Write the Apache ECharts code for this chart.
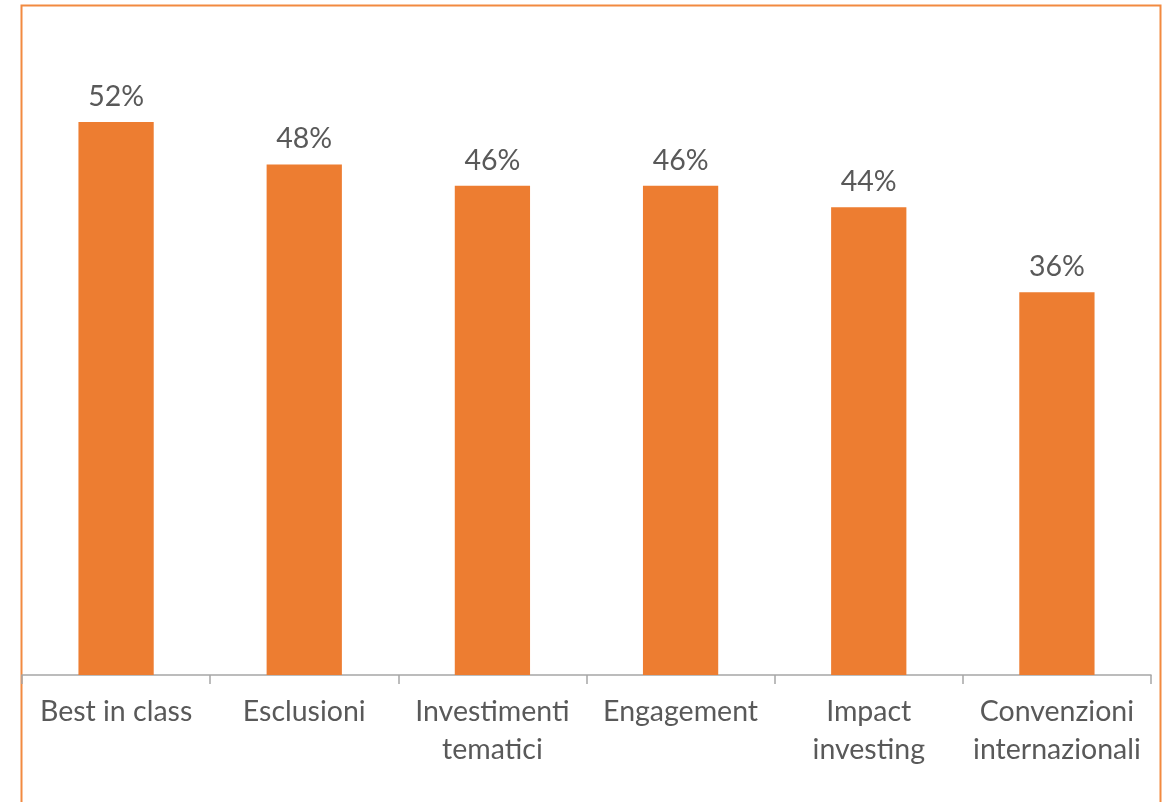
<!DOCTYPE html>
<html>
<head>
<meta charset="utf-8">
<script src="https://cdn.jsdelivr.net/npm/echarts@6/dist/echarts.min.js"></script>
<style>
  html, body { margin: 0; padding: 0; background: #ffffff; }
  #chart { width: 1169px; height: 802px; }
</style>
</head>
<body>
<div id="chart"></div>
<script>
// Strategie SRI adottate (% dei rispondenti)
const categories = ['Best in class', 'Esclusioni', 'Investimenti\ntematici', 'Engagement', 'Impact\ninvesting', 'Convenzioni\ninternazionali'];
const shares = [52, 48, 46, 46, 44, 36];

const chart = echarts.init(document.getElementById('chart'));
const textColor = '#595959';
const font = 'Lato, "Open Sans", sans-serif';

chart.setOption({
  animation: false,
  graphic: [{
    type: 'rect',
    shape: { x: 21.5, y: 5.5, width: 1139, height: 820 },
    style: { fill: 'none', stroke: '#F28A40', lineWidth: 2 },
    silent: true,
    z: -1
  }],
  grid: { left: 22, right: 18, top: 37, bottom: 127, containLabel: false },
  xAxis: {
    type: 'category',
    data: categories,
    axisLine: { lineStyle: { color: '#A6A6A6', width: 1.5 } },
    axisTick: { show: true, length: 9, lineStyle: { color: '#A6A6A6', width: 1.5 } },
    axisLabel: {
      color: textColor,
      fontFamily: font,
      fontSize: 28.5,
      lineHeight: 38,
      margin: 18,
      interval: 0
    }
  },
  yAxis: {
    type: 'value',
    min: 0,
    max: 60,
    show: false,
    splitLine: { show: false }
  },
  series: [{
    type: 'bar',
    data: shares,
    barWidth: '40%',
    itemStyle: { color: '#ED7D31' },
    label: {
      show: true,
      position: 'top',
      distance: 11,
      formatter: '{c}%',
      color: textColor,
      fontFamily: font,
      fontSize: 28.5
    }
  }]
});
</script>
</body>
</html>
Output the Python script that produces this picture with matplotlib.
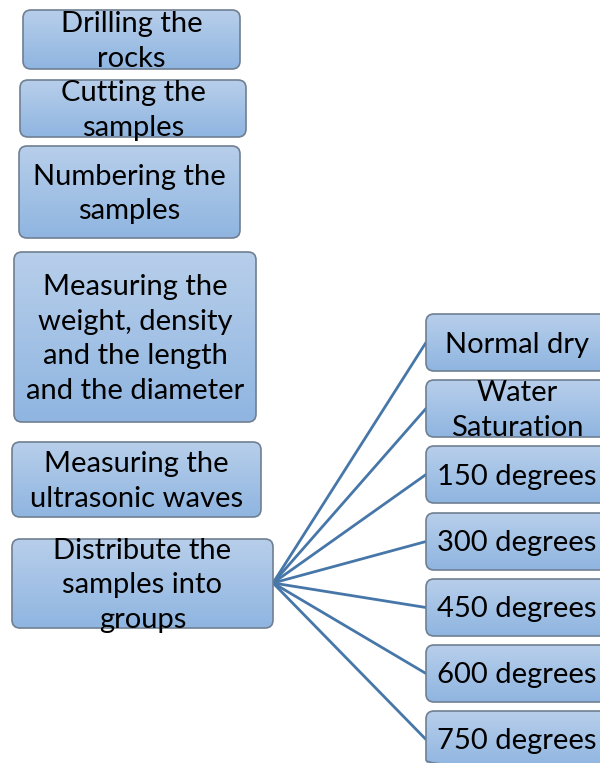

Exercise: The listing above needs to be output again exactly. Don't include the pictures.

Output for this exercise:
Write the Apache ECharts code for this chart.
<!DOCTYPE html>
<html>
<head>
<meta charset="utf-8">
<script src="https://cdn.jsdelivr.net/npm/echarts@6/dist/echarts.min.js"></script>
<style>
  html, body { margin: 0; padding: 0; background: #ffffff; }
  #chart { width: 1169px; height: 802px; }
</style>
</head>
<body>
<div id="chart"></div>
<script>
// Strategie SRI adottate (% dei rispondenti)
const categories = ['Best in class', 'Esclusioni', 'Investimenti\ntematici', 'Engagement', 'Impact\ninvesting', 'Convenzioni\ninternazionali'];
const shares = [52, 48, 46, 46, 44, 36];

const chart = echarts.init(document.getElementById('chart'));
const textColor = '#595959';
const font = 'Lato, "Open Sans", sans-serif';

chart.setOption({
  animation: false,
  graphic: [{
    type: 'rect',
    shape: { x: 21.5, y: 5.5, width: 1139, height: 820 },
    style: { fill: 'none', stroke: '#F28A40', lineWidth: 2 },
    silent: true,
    z: -1
  }],
  grid: { left: 22, right: 18, top: 37, bottom: 127, containLabel: false },
  xAxis: {
    type: 'category',
    data: categories,
    axisLine: { lineStyle: { color: '#A6A6A6', width: 1.5 } },
    axisTick: { show: true, length: 9, lineStyle: { color: '#A6A6A6', width: 1.5 } },
    axisLabel: {
      color: textColor,
      fontFamily: font,
      fontSize: 28.5,
      lineHeight: 38,
      margin: 18,
      interval: 0
    }
  },
  yAxis: {
    type: 'value',
    min: 0,
    max: 60,
    show: false,
    splitLine: { show: false }
  },
  series: [{
    type: 'bar',
    data: shares,
    barWidth: '40%',
    itemStyle: { color: '#ED7D31' },
    label: {
      show: true,
      position: 'top',
      distance: 11,
      formatter: '{c}%',
      color: textColor,
      fontFamily: font,
      fontSize: 28.5
    }
  }]
});
</script>
</body>
</html>
Output the Python script that produces this picture with matplotlib.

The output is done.